Shareholder structure and information on capital
Share capital and shareholder structure
The share capital of Lenzing AG amounted to a total of EUR 40,107,738.37 as at the balance sheet date and is divided into 38,618,180 no-par-value shares. The B&C Group announced on June 12, 2024 that it and the Brazilian pulp producer Suzano S.A. have signed a long-term partnership in connection with the majority interest in Lenzing. As part of this agreement, Suzano S.A. acquired a 15 percent interest in Lenzing AG from the B&C Group. As a consequence, the B&C Group held 37.25 percent of the voting rights and Suzano S.A. held 15 percent of the voting rights as of December 31, 2024. Goldman Sachs Group, Inc. holds 6.97 percent of the shares. The free float amounts to approximately 41 percent. This is divided between Austrian and international investors. The Lenzing Group does not hold any treasury shares.
Position of shareholders
Each no-par-value share grants the shareholder one vote at the Shareholders’ General Meeting of Lenzing AG. Unless provided otherwise by mandatory provisions of the Austrian Stock Corporation Act (AktG), the Shareholders’ General Meeting passes resolutions by a simple majority of the votes cast and – if a majority of the share capital is required – by a simple majority of the share capital represented at the Shareholders’ General Meeting.
No shares exist that grant special control rights. By resolution of the Annual General Meeting on April 18, 2024, the Managing Board was authorized, with Supervisory Board assent, to purchase treasury shares in the company for a period of 30 months from the date of the resolution pursuant to Section 65 Para. 1 nos. 4 and 8, and Paras. 1a and 1b AktG. The treasury shares purchased by the company may not exceed 10 percent of the company’s share capital. The consideration to be paid for the repurchase must lie within a range of plus/minus 25 percent of the weighted average closing price on the last 20 stock exchange days preceding the start of the corresponding repurchasing program of the Lenzing share.
The Managing Board was also authorized, subject to Supervisory Board assent, to withdraw repurchased treasury shares without any further resolution by the Shareholders’ General Meeting (including the authorization of the Supervisory Board to adopt changes to the articles of association resulting from withdrawing the shares), or to resell them and to determine the conditions of sale. These authorizations can be exercised in full, in several parts, and in pursuit of one or several objectives by the company, by a subsidiary (Section 189a no. 7 of the Austrian Commercial Code [UGB]) or by third parties for the company’s account.

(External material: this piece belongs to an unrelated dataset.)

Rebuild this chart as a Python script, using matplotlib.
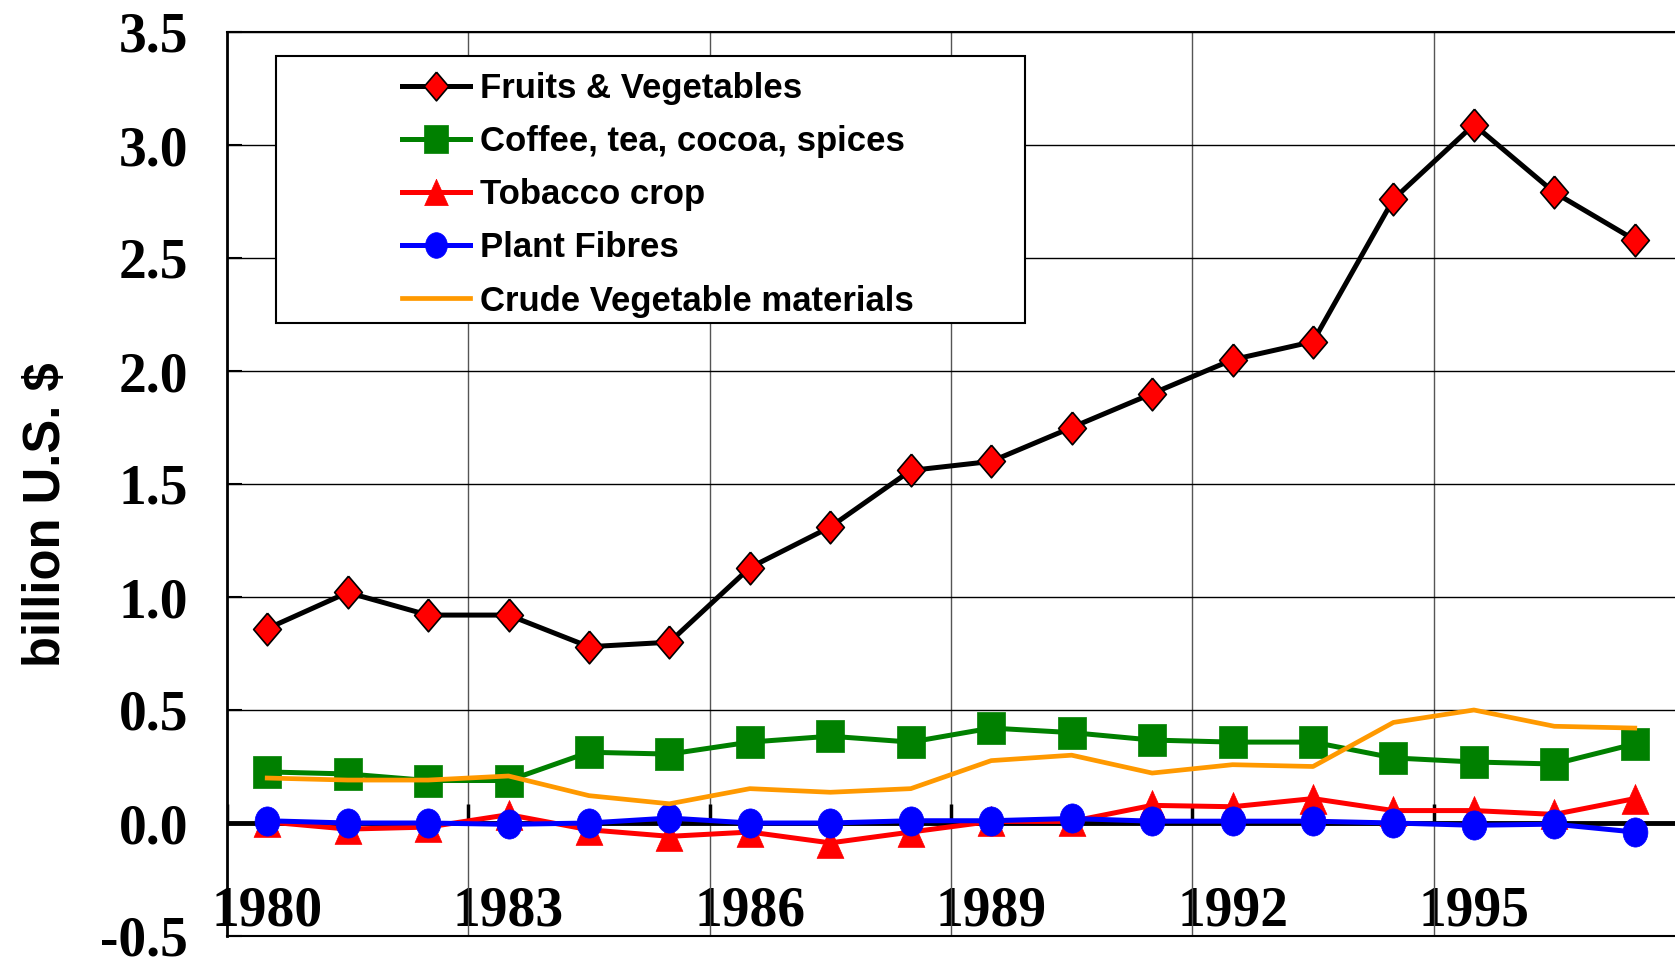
import matplotlib.pyplot as plt
from matplotlib.path import Path
from matplotlib.patches import Rectangle
from matplotlib.transforms import Affine2D
from matplotlib.ticker import FormatStrFormatter

# data (billion U.S. $)
years = list(range(1980, 1998))
fruits_veg = [0.86, 1.02, 0.92, 0.92, 0.78, 0.80, 1.13, 1.31, 1.56, 1.60,
              1.75, 1.90, 2.05, 2.13, 2.76, 3.09, 2.79, 2.58]
coffee_tea = [0.226, 0.217, 0.188, 0.188, 0.313, 0.305, 0.358, 0.384, 0.358, 0.42,
              0.40, 0.367, 0.358, 0.358, 0.288, 0.27, 0.261, 0.35]
tobacco = [0.005, -0.027, -0.018, 0.037, -0.03, -0.059, -0.04, -0.088, -0.04, 0.007,
           0.007, 0.078, 0.072, 0.108, 0.055, 0.055, 0.038, 0.108]
plant_fibres = [0.01, 0.0, 0.0, -0.006, 0.0, 0.022, 0.0, 0.0, 0.01, 0.01,
                0.02, 0.008, 0.008, 0.008, 0.0, -0.01, -0.005, -0.04]
crude_veg = [0.199, 0.19, 0.19, 0.208, 0.121, 0.085, 0.152, 0.136, 0.152, 0.276,
             0.30, 0.221, 0.258, 0.25, 0.445, 0.50, 0.428, 0.42]

labels = ['Fruits & Vegetables', 'Coffee, tea, cocoa, spices', 'Tobacco crop',
          'Plant Fibres', 'Crude Vegetable materials']
x_ticks = [1980, 1983, 1986, 1989, 1992, 1995]
x_grid = [1982.5, 1985.5, 1988.5, 1991.5, 1994.5]
y_ticks = [-0.5, 0.0, 0.5, 1.0, 1.5, 2.0, 2.5, 3.0, 3.5]

# excel-like markers, a bit taller than wide
diamond = [(0, 1), (0.85, 0), (0, -1), (-0.85, 0), (0, 1)]
square = [(-0.87, -1), (0.87, -1), (0.87, 1), (-0.87, 1), (-0.87, -1)]
triangle = [(0, 1), (0.9, -1), (-0.9, -1), (0, 1)]
ellipse = Affine2D().scale(0.85, 1.0).transform_path(Path.unit_circle())

fig = plt.figure(figsize=(16.75, 9.58), dpi=100)
ax = fig.add_axes([227/1675, 1-936/958, 1-227/1675, 904/958])

ax.plot(years, fruits_veg, color='black', lw=3.6, marker=diamond, ms=23.5,
        mfc='red', mec='black', mew=1.2, label=labels[0], zorder=5)
ax.plot(years, coffee_tea, color='#008000', lw=3.6, marker=square, ms=23,
        mfc='#008000', mec='#008000', mew=0.5, label=labels[1], zorder=5)
ax.plot(years, tobacco, color='red', lw=3.6, marker=triangle, ms=21.5,
        mfc='red', mec='red', mew=0.5, label=labels[2], zorder=5)
ax.plot(years, plant_fibres, color='blue', lw=3.6, marker=ellipse, ms=21,
        mfc='blue', mec='blue', mew=0.5, label=labels[3], zorder=5)
ax.plot(years, crude_veg, color='#FF9900', lw=3.4, label=labels[4], zorder=5)

ax.set_xlim(1979.5, 1997.5)
ax.set_ylim(-0.5, 3.5)

ax.set_yticks(y_ticks)
ax.yaxis.set_major_formatter(FormatStrFormatter('%.1f'))
ax.tick_params(axis='y', direction='in', length=11, width=1.5, pad=28)
ax.set_xticks(x_ticks)
ax.set_xticks(x_grid, minor=True)
ax.tick_params(axis='x', which='both', length=0, pad=-36)
for t in ax.get_xticklabels() + ax.get_yticklabels():
    t.set_fontfamily('Liberation Serif')
    t.set_fontweight('bold')
    t.set_fontsize(40)

ax.grid(axis='y', which='major', color='black', lw=1.0, zorder=1)
ax.grid(axis='x', which='minor', color='#555555', lw=1.0, zorder=1)

# category axis drawn at zero with small marks at the grid lines
ax.axhline(0, color='black', lw=3.5, zorder=2)
ax.vlines([1979.5] + x_grid, 0, 0.085, color='black', lw=2.5, zorder=2)

ax.spines['right'].set_visible(False)
ax.spines['left'].set_linewidth(2)
ax.spines['top'].set_linewidth(1.5)
ax.spines['bottom'].set_linewidth(1.5)

ax.set_ylabel('billion U.S. $', fontfamily='Liberation Sans', fontweight='bold',
              fontsize=36.5)
ax.yaxis.set_label_coords(-0.108, 0.466)

# legend box is wider than its content, as in the original
box = Rectangle((276/1675, 1-323/958), 749/1675, 267/958, transform=fig.transFigure,
                facecolor='white', edgecolor='black', lw=1.5, zorder=6)
ax.add_patch(box)
leg = ax.legend(loc='upper left', bbox_to_anchor=(402/1675, 1-72/958),
                bbox_transform=fig.transFigure, frameon=False, borderpad=0,
                borderaxespad=0, handlelength=1.95, handletextpad=0.3,
                labelspacing=0.58, prop={'family': 'Liberation Sans',
                                         'weight': 'bold', 'size': 25})
leg.set_zorder(7)
for h in leg.legend_handles:
    h.set_markersize(h.get_markersize() * 0.88)

fig.savefig('out.png', dpi=100)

In addition, the Managing Board was authorized for a period of five years from the date of the resolution to approve the sale of treasury shares, subject to Supervisory Board assent, in any manner permitted by law other than through the stock exchange or public offer, and also to exclude shareholders’ repurchasing rights (subscription rights), and to determine the conditions of sale.
A resolution passed by the Annual General Meeting on April 19, 2023 authorized the Managing Board, subject to Supervisory Board assent, to increase the share capital by up to EUR 13,787,034.68 through the issue of up to 13,274,999 no-par-value bearer shares – including in tranches – in exchange for cash and/or non-cash capital contributions, within five years from the entry of the changes in the articles of association in the commercial register and to determine the issue price and the further issue conditions (“Authorized Capital”). This authorized capital was recorded in the commercial register on May 26, 2023. The statutory subscription right may be granted to shareholders in such a manner that the capital increase be assumed by a bank or a syndicate of banks with the obligation to offer it to the shareholders in accordance with their subscription right (indirect subscription right).
The Managing Board was also authorized, subject to Supervisory Board assent, to exclude shareholders’ subscription rights in the event of a capital increase from the authorized capital in whole or in part (i) if the capital increase in exchange for non-cash capital contributions is realized for the purpose of acquiring companies, parts of companies, operations, parts of operations, participating interests in companies, or other assets connected with an acquisition project, (ii) to satisfy an over-allotment option (greenshoe) or (iii) to compensate for fractional amounts.
With the implementation of the cash capital increase with subscription rights for existing shareholders in 2023, 12,068,180 new no-par-value bearer shares were issued.
In addition, the Managing Board was authorized by a resolution of the Annual General Meeting on April 19, 2023 to issue, subject to Supervisory Board assent, convertible bonds in one or several tranches that grant or provide for the subscription or conversion right or a subscription or conversion obligation for up to 13,274,999 shares in the company. These can be serviced through conditional capital to be approved and/or treasury shares. The issue price and issue conditions are to be determined by the Managing Board, subject to Supervisory Board assent; the issue amount and the exchange ratio are to be determined in accordance with recognized methods of financial mathematics and the price of the company’s shares in a recognized pricing procedure. This authorization is valid until April 19, 2028.
The statutory subscription right may be granted to shareholders in such a manner that the convertible bond be assumed by a bank or a syndicate of banks with the obligation to offer it to the shareholders in accordance with their subscription right (indirect subscription right).